Here is the MATLAB code and the graphs. You can easily reproduce this and play with it yourself. Blue are the data points. Black is the power fit in linear space. Red is the fitted line from log-log least squares fitting. The top panel shows all three in linear space and the bottom panel shows all three in log-log space to emphasize the differences. The exponent is off by more than a half between the two methods. But how see how good the second fit it ($r^2=0.98$) and the confidence interval is nowhere near the true value of $b$. The algorithm is very confident that $b\neq-4$.
The same effect will work in reverse with large changes in large numbers. For example, changing a data point from 10000 to 20000 in linear space will cause a huge change but in log-log space the change is not a big deal at all so the algorithm will again give misleading results.
Second Addendum:
I am assuming by manage you mean if NLLSF will give us an unbiased estimate of the parameters. The answer to that is, least squares fitting works if and only if the errors are gaussian. So if the errors are random errors (with the expected value and arithmetic mean being zero) then least squares gives you an unbiased estimate of the true parameter values. If you have any type of systematic error then least squares is not guaranteed to work. We often assume/want-to-think that we only have random error unless there is good evidence to the contrary.

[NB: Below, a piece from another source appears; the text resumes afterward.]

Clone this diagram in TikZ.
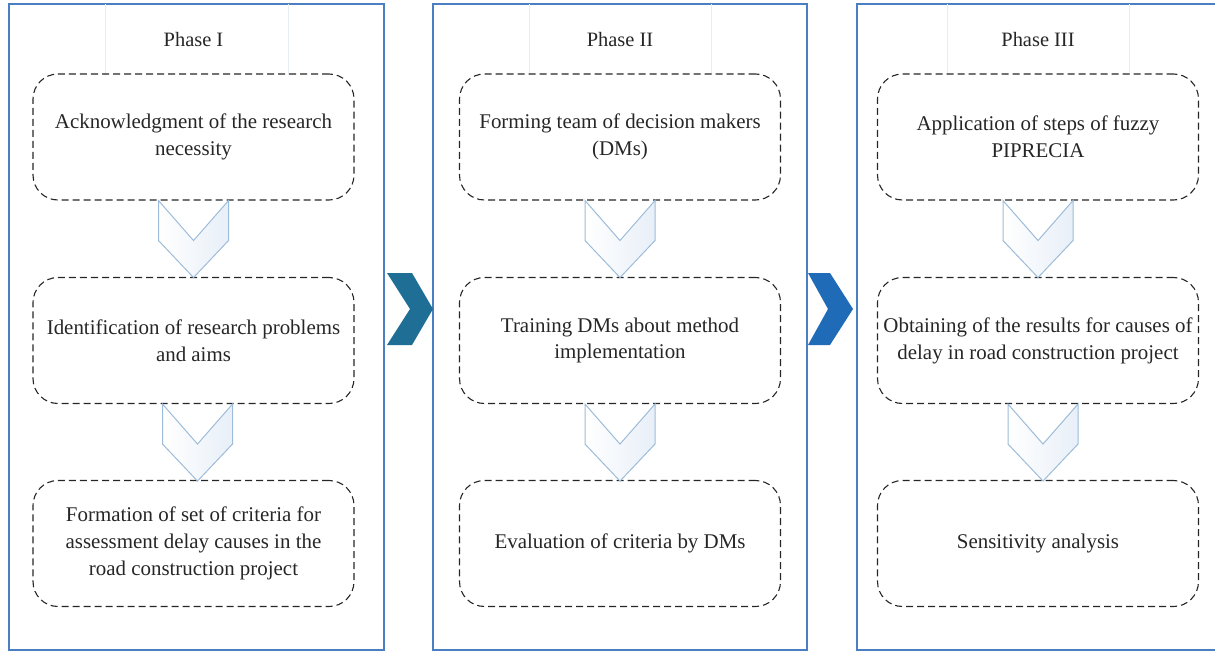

Again assuming errors being normally distrubuted, there are standard methods for estimating the error deviation. The mean is already assumed to be zero. We estimate the standard error for each parameter and then we use it to compute the confidence intervals. So yes, if I ONLY have experimental data and I have no idea what the real values of the parameters are, then I can still compute the confidence intervals.
I don't know of a good stats/regression book I can recommend. I would say just pick your favorite intro to stats book. And there are those papers by Clauset that I linked to both available on Arxiv for free.
TL;DR
Physicist think everything is a power law. It isn't. Even if the data looks like its power law, it probably isn't.
If you do legitimately have a power law, don't fit a straight line in log-log space. Just use NLLSF to fit a power law on the original data. If there is still any doubt, I can easily make up a numerical example and show you concretely how different the two answers can be.